* _Requirement_
Each line below should be retyped exactly, with no pictures.
▼
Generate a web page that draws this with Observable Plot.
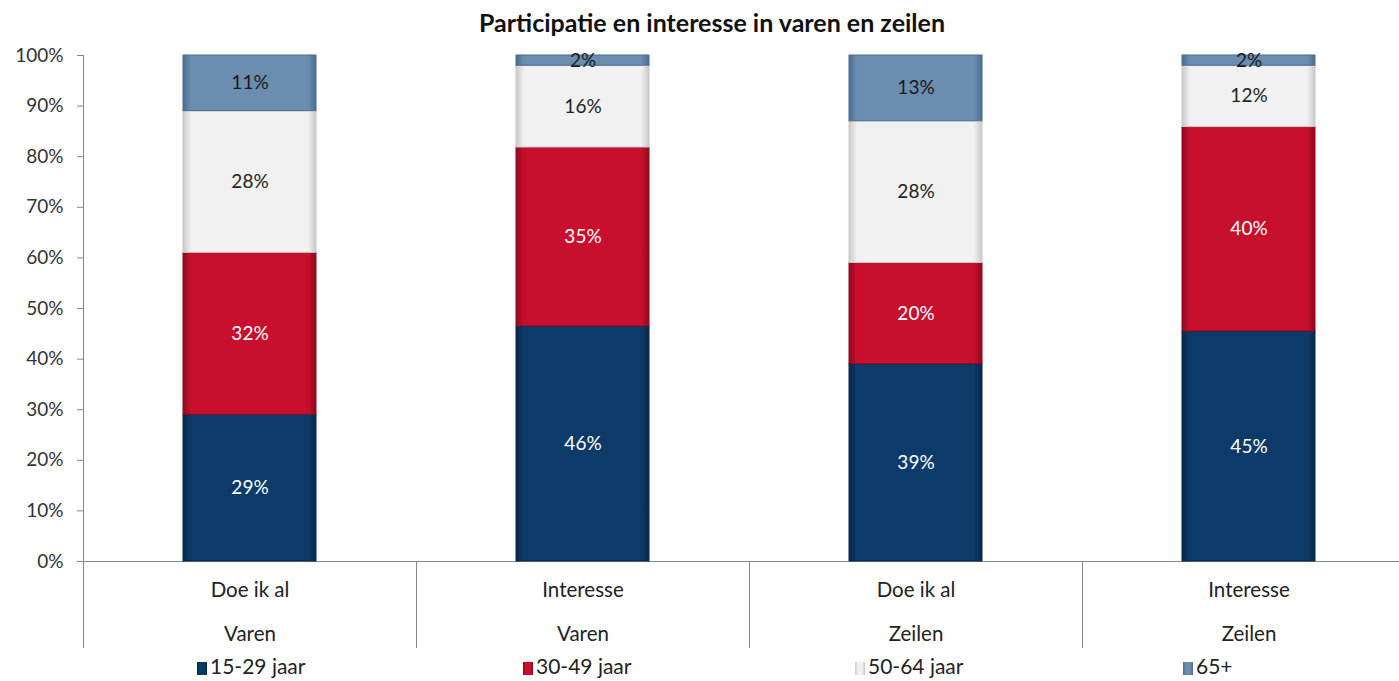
<!DOCTYPE html>
<html>
<head>
<meta charset="utf-8">
<script src="https://cdn.jsdelivr.net/npm/d3@7"></script>
<script src="https://cdn.jsdelivr.net/npm/@observablehq/plot@0.6"></script>
<style>
  body { margin: 0; background: #fff; font-family: Lato, "Open Sans", sans-serif; }
  #wrap { position: relative; width: 1399px; height: 681px; overflow: hidden; }
  #title { position: absolute; left: 0; top: 6px; width: 1424px; text-align: center; font-weight: bold; font-size: 25px; color: #111; line-height: 32px; }
  #chart { position: absolute; left: 0; top: 40px; }
  #legend { position: absolute; left: 0; top: 653px; width: 1399px; height: 26px; }
  .item { position: absolute; top: 0; font-size: 21px; color: #222; line-height: 26px; white-space: nowrap; }
  .sw { display: inline-block; width: 10px; height: 13px; margin-right: 3px; vertical-align: -1px; }
</style>
</head>
<body>
<div id="wrap">
  <div id="title">Participatie en interesse in varen en zeilen</div>
  <div id="chart"></div>
  <div id="legend"></div>
</div>
<script>
// Categories (two-line labels)
const activities = ["Doe ik al", "Interesse", "Doe ik al", "Interesse"];
const sports = ["Varen", "Varen", "Zeilen", "Zeilen"];
const categories = ["Doe ik al|Varen", "Interesse|Varen", "Doe ik al|Zeilen", "Interesse|Zeilen"];
// Series (age groups)
const ageGroups = ["15-29 jaar", "30-49 jaar", "50-64 jaar", "65+"];
// Values in %, per category
const v15_29 = [29, 46, 39, 45];
const v30_49 = [32, 35, 20, 40];
const v50_64 = [28, 16, 28, 12];
const v65plus = [11, 2, 13, 2];
const yTicks = [0, 0.1, 0.2, 0.3, 0.4, 0.5, 0.6, 0.7, 0.8, 0.9, 1];

const seriesValues = [v15_29, v30_49, v50_64, v65plus];
const colors = ["#0d3b69", "#c8102e", "#f1f1f1", "#6a8db0"];
const edgeColors = ["#06284a", "#8e0a1f", "#c9c9c9", "#4a6d90"];
const textColors = ["#ffffff", "#ffffff", "#222222", "#1a1a1a"];

const data = [];
categories.forEach((c, i) => {
  ageGroups.forEach((g, j) => {
    data.push({cat: c, group: g, value: seriesValues[j][i]});
  });
});

const width = 1399, height = 610;
const marginLeft = 83, marginTop = 15, marginBottom = 89, marginRight = 0;
const xRange = [83, 1415];
const step = (xRange[1] - xRange[0]) / categories.length;

const stackOpts = {x: "cat", y: "value", z: "group", order: ageGroups, offset: "normalize"};

const plot = Plot.plot({
  width, height, marginLeft, marginTop, marginBottom, marginRight,
  style: {fontFamily: "Lato, 'Open Sans', sans-serif", fontSize: "19px", color: "#333", background: "transparent", overflow: "visible"},
  x: {domain: categories, range: xRange, paddingInner: 0.6, paddingOuter: 0.3, axis: null},
  y: {domain: [0, 1], axis: null},
  color: {domain: ageGroups, range: ageGroups.map((g, i) => `url(#grad${i})`)},
  marks: [
    Plot.axisY({ticks: yTicks, tickFormat: d3.format(".0%"), tickSize: 6, tickPadding: 14, stroke: "#888", fontSize: 19, color: "#333", label: null}),
    Plot.frame({anchor: "left", stroke: "#888"}),
    Plot.ruleY([0], {stroke: "#888"}),
    Plot.ruleX(categories, {x: d => d, dx: -step / 2, y1: 0, y2: 0, insetBottom: -87, stroke: "#888"}),
    Plot.barY(data, Plot.stackY({...stackOpts, fill: "group", stroke: d => edgeColors[ageGroups.indexOf(d.group)], strokeWidth: 1})),
    Plot.text(data, Plot.stackY({...stackOpts,
      text: d => d.value + "%",
      fill: d => textColors[ageGroups.indexOf(d.group)],
      fontWeight: d => ageGroups.indexOf(d.group) < 2 ? "bold" : "normal",
      fontSize: 19
    })),
    Plot.text(categories, {x: d => d, y: 0, text: (d, i) => activities[i] + "\n" + sports[i],
      lineAnchor: "middle", dy: 43, lineHeight: 2.15, fontSize: 20.5, fill: "#222"})
  ]
});

// gradients to mimic the bevelled bars
const ns = "http://www.w3.org/2000/svg";
const defs = document.createElementNS(ns, "defs");
colors.forEach((c, i) => {
  const g = document.createElementNS(ns, "linearGradient");
  g.setAttribute("id", "grad" + i);
  g.setAttribute("x1", "0"); g.setAttribute("x2", "1"); g.setAttribute("y1", "0"); g.setAttribute("y2", "0");
  [[0, edgeColors[i]], [0.06, c], [0.94, c], [1, edgeColors[i]]].forEach(([o, col]) => {
    const s = document.createElementNS(ns, "stop");
    s.setAttribute("offset", o);
    s.setAttribute("stop-color", col);
    g.appendChild(s);
  });
  defs.appendChild(g);
});
plot.insertBefore(defs, plot.firstChild);
document.getElementById("chart").appendChild(plot);

// legend
const legendX = [197, 523, 855, 1183];
const legend = document.getElementById("legend");
ageGroups.forEach((g, i) => {
  const item = document.createElement("div");
  item.className = "item";
  item.style.left = legendX[i] + "px";
  item.innerHTML = `<span class="sw" style="background:linear-gradient(90deg, ${edgeColors[i]}, ${colors[i]} 30%, ${colors[i]} 70%, ${edgeColors[i]})"></span>${g}`;
  legend.appendChild(item);
});
</script>
</body>
</html>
▲
* _Answer to this task_
Generate a web page that draws this with Observable Plot.
<!DOCTYPE html>
<html>
<head>
<meta charset="utf-8">
<script src="https://cdn.jsdelivr.net/npm/d3@7"></script>
<script src="https://cdn.jsdelivr.net/npm/@observablehq/plot@0.6"></script>
<style>
  body { margin: 0; background: #fff; font-family: Lato, "Open Sans", sans-serif; }
  #wrap { position: relative; width: 1399px; height: 681px; overflow: hidden; }
  #title { position: absolute; left: 0; top: 6px; width: 1424px; text-align: center; font-weight: bold; font-size: 25px; color: #111; line-height: 32px; }
  #chart { position: absolute; left: 0; top: 40px; }
  #legend { position: absolute; left: 0; top: 653px; width: 1399px; height: 26px; }
  .item { position: absolute; top: 0; font-size: 21px; color: #222; line-height: 26px; white-space: nowrap; }
  .sw { display: inline-block; width: 10px; height: 13px; margin-right: 3px; vertical-align: -1px; }
</style>
</head>
<body>
<div id="wrap">
  <div id="title">Participatie en interesse in varen en zeilen</div>
  <div id="chart"></div>
  <div id="legend"></div>
</div>
<script>
// Categories (two-line labels)
const activities = ["Doe ik al", "Interesse", "Doe ik al", "Interesse"];
const sports = ["Varen", "Varen", "Zeilen", "Zeilen"];
const categories = ["Doe ik al|Varen", "Interesse|Varen", "Doe ik al|Zeilen", "Interesse|Zeilen"];
// Series (age groups)
const ageGroups = ["15-29 jaar", "30-49 jaar", "50-64 jaar", "65+"];
// Values in %, per category
const v15_29 = [29, 46, 39, 45];
const v30_49 = [32, 35, 20, 40];
const v50_64 = [28, 16, 28, 12];
const v65plus = [11, 2, 13, 2];
const yTicks = [0, 0.1, 0.2, 0.3, 0.4, 0.5, 0.6, 0.7, 0.8, 0.9, 1];

const seriesValues = [v15_29, v30_49, v50_64, v65plus];
const colors = ["#0d3b69", "#c8102e", "#f1f1f1", "#6a8db0"];
const edgeColors = ["#06284a", "#8e0a1f", "#c9c9c9", "#4a6d90"];
const textColors = ["#ffffff", "#ffffff", "#222222", "#1a1a1a"];

const data = [];
categories.forEach((c, i) => {
  ageGroups.forEach((g, j) => {
    data.push({cat: c, group: g, value: seriesValues[j][i]});
  });
});

const width = 1399, height = 610;
const marginLeft = 83, marginTop = 15, marginBottom = 89, marginRight = 0;
const xRange = [83, 1415];
const step = (xRange[1] - xRange[0]) / categories.length;

const stackOpts = {x: "cat", y: "value", z: "group", order: ageGroups, offset: "normalize"};

const plot = Plot.plot({
  width, height, marginLeft, marginTop, marginBottom, marginRight,
  style: {fontFamily: "Lato, 'Open Sans', sans-serif", fontSize: "19px", color: "#333", background: "transparent", overflow: "visible"},
  x: {domain: categories, range: xRange, paddingInner: 0.6, paddingOuter: 0.3, axis: null},
  y: {domain: [0, 1], axis: null},
  color: {domain: ageGroups, range: ageGroups.map((g, i) => `url(#grad${i})`)},
  marks: [
    Plot.axisY({ticks: yTicks, tickFormat: d3.format(".0%"), tickSize: 6, tickPadding: 14, stroke: "#888", fontSize: 19, color: "#333", label: null}),
    Plot.frame({anchor: "left", stroke: "#888"}),
    Plot.ruleY([0], {stroke: "#888"}),
    Plot.ruleX(categories, {x: d => d, dx: -step / 2, y1: 0, y2: 0, insetBottom: -87, stroke: "#888"}),
    Plot.barY(data, Plot.stackY({...stackOpts, fill: "group", stroke: d => edgeColors[ageGroups.indexOf(d.group)], strokeWidth: 1})),
    Plot.text(data, Plot.stackY({...stackOpts,
      text: d => d.value + "%",
      fill: d => textColors[ageGroups.indexOf(d.group)],
      fontWeight: d => ageGroups.indexOf(d.group) < 2 ? "bold" : "normal",
      fontSize: 19
    })),
    Plot.text(categories, {x: d => d, y: 0, text: (d, i) => activities[i] + "\n" + sports[i],
      lineAnchor: "middle", dy: 43, lineHeight: 2.15, fontSize: 20.5, fill: "#222"})
  ]
});

// gradients to mimic the bevelled bars
const ns = "http://www.w3.org/2000/svg";
const defs = document.createElementNS(ns, "defs");
colors.forEach((c, i) => {
  const g = document.createElementNS(ns, "linearGradient");
  g.setAttribute("id", "grad" + i);
  g.setAttribute("x1", "0"); g.setAttribute("x2", "1"); g.setAttribute("y1", "0"); g.setAttribute("y2", "0");
  [[0, edgeColors[i]], [0.06, c], [0.94, c], [1, edgeColors[i]]].forEach(([o, col]) => {
    const s = document.createElementNS(ns, "stop");
    s.setAttribute("offset", o);
    s.setAttribute("stop-color", col);
    g.appendChild(s);
  });
  defs.appendChild(g);
});
plot.insertBefore(defs, plot.firstChild);
document.getElementById("chart").appendChild(plot);

// legend
const legendX = [197, 523, 855, 1183];
const legend = document.getElementById("legend");
ageGroups.forEach((g, i) => {
  const item = document.createElement("div");
  item.className = "item";
  item.style.left = legendX[i] + "px";
  item.innerHTML = `<span class="sw" style="background:linear-gradient(90deg, ${edgeColors[i]}, ${colors[i]} 30%, ${colors[i]} 70%, ${edgeColors[i]})"></span>${g}`;
  legend.appendChild(item);
});
</script>
</body>
</html>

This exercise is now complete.